Real-World Considerations: Practical Design Tips

• Specify temper early: The exact temper (T6, T3, T351, etc.) drives properties far more than the alloy designation alone. Lock tempering requirements in the design brief.
• Plan for coatings: If you opt for 7075 in a harsh environment, pre-plan protective coatings or surface treatments to combat corrosion.
• Favor modular assemblies: Where possible, design modular sections that allow using 2024 for easier machining and inspection, while reserving 7075 for high-load joints.
• Use non-destructive evaluation (NDE) strategies: The higher propensity for crack initiation in highly stressed 7xxx alloys means you should integrate robust NDE plans into the maintenance program.
• Align with manufacturing capabilities: The availability of friction stir welding, bonding processes, and rivet patterns should influence whether you lean toward 7075 or 2024.

Conclusion

In the modern aerospace landscape, the ultimate choice between 2024 vs 7075 hinges on the mission profile, environmental exposure, production scale, and lifecycle costs.

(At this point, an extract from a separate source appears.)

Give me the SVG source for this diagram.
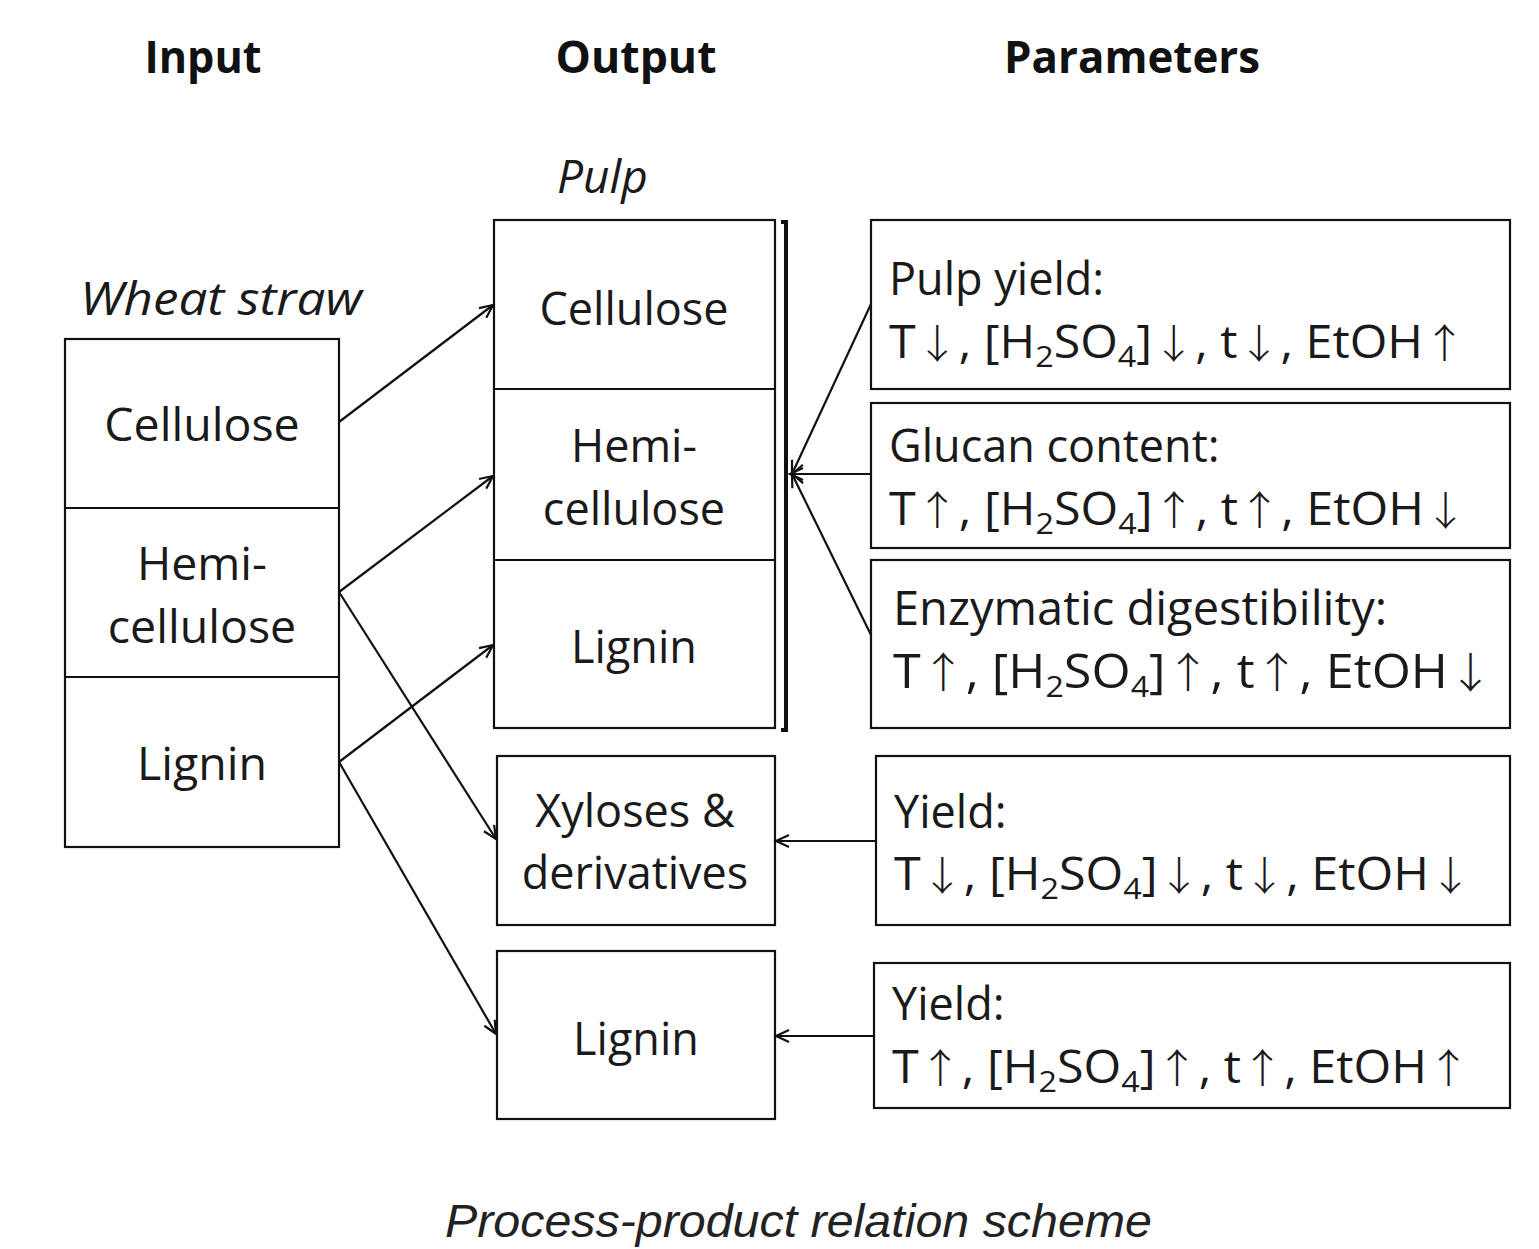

Neither alloy is a universal answer; the best designs blend both to meet strict performance targets while keeping manufacturing practical and maintainable.

For teams facing the question of “2024 vs 7075,” the path to success lies in early material selection tied to real-world loads, corrosion exposure, fabrication routes, and a clear maintenance plan.

If you’re drafting an material selection brief or evaluating a new airframe component, start with a design requirement matrix that contrasts strength, fatigue, corrosion, and manufacturability.

Then map those requirements to either 7075 or 2024, or a hybrid approach that leverages the strengths of both.

The result is a safer, lighter, and more cost-effective aerospace solution tailored to your mission—your definitive answer to the ultimate 2024 vs 7075 decision.